Hold on.. I think the internet just went pitch dark.. The light has just gone off in my tube. My cat!! It’s gone!

Coyne Tibbets (profile) says:

Re: Re:

@Rapnel Are we actually insinuating here that we “trust” government to, I don’t know, never behave in a solely self-preserving and protectionist manner?

IANA is now a private company, which means the last thing it wants to do is piss any country off. So now civil rights are set by every government each according to its whimsical decisions to fine or ban IANA (reduce income) or to pay extra for a few “extras” (increase income).

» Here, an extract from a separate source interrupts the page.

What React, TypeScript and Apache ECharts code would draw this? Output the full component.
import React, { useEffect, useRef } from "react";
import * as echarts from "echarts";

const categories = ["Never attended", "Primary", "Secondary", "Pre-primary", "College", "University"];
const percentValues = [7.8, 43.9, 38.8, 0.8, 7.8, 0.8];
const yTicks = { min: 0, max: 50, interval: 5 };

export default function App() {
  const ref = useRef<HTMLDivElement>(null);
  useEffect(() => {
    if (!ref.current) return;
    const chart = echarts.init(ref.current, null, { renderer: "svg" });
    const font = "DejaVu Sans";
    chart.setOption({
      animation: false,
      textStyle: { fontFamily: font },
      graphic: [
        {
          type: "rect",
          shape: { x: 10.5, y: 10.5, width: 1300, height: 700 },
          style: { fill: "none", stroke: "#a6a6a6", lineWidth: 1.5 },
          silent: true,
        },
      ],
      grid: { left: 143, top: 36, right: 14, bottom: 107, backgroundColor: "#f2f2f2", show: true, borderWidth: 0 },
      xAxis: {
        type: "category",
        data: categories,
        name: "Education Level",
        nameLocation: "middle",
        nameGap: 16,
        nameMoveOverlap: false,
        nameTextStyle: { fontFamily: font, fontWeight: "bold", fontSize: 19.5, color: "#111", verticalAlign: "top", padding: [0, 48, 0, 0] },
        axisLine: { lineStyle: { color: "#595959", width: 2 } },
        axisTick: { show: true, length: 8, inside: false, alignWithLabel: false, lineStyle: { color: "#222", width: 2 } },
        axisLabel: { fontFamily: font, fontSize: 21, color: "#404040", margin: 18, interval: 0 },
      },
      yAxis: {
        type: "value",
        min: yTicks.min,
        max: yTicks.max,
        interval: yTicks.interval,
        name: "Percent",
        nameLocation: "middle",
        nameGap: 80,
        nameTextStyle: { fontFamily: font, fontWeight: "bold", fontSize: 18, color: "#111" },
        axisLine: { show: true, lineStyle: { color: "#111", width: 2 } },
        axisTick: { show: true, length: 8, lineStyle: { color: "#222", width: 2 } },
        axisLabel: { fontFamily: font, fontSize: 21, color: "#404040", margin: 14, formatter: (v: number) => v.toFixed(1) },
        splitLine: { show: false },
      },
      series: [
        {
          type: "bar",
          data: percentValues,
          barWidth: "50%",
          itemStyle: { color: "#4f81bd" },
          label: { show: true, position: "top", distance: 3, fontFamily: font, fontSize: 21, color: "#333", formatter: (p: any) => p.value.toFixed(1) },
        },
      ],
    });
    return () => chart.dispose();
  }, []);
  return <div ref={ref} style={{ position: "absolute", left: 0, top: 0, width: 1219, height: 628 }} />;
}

In short IANA just became a money-grubbing slave to every government’s civil rights whims.

Some people claim that is much better than IANA being dominated by one government…even the government that dominated it. I say wait 5 years or 10 and let’s see what tune you’re singing then. And I’ll even go so far as to say my bet is that it won’t be a happy tune.

Mike Masnick (profile) says:

Re: Re: Re:

IANA is now a private company, which means the last thing it wants to do is piss any country off.

IANA is not a private company. IANA is a function that is controlled by ICANN, just as it was for nearly two decades. None of that has changed.

And if ICANN didn’t care about pissing off countries in all this time, so why should it start now? Again, people who keep talking about “countries” don’t seem to understand even remotely how ICANN currently handles IANA, which is a process that allows a variety of different stakeholders outside of governments to take part in the decision making. That is it’s a process that is not run by governments.

So. Yeah. This is wrong.

So now civil rights are set by every government each according to its whimsical decisions to fine or ban IANA (reduce income) or to pay extra for a few “extras” (increase income)

You don’t even seem to understand what IANA is. Please. Educate yourself.

In short IANA just became a money-grubbing slave to every government’s civil rights whims.

Uh. No. This is beyond wrong. IANA is a function, not a company, and it’s not getting money from governments and not “money-grubbing” from governments.

Seriously. WTF are you talking about?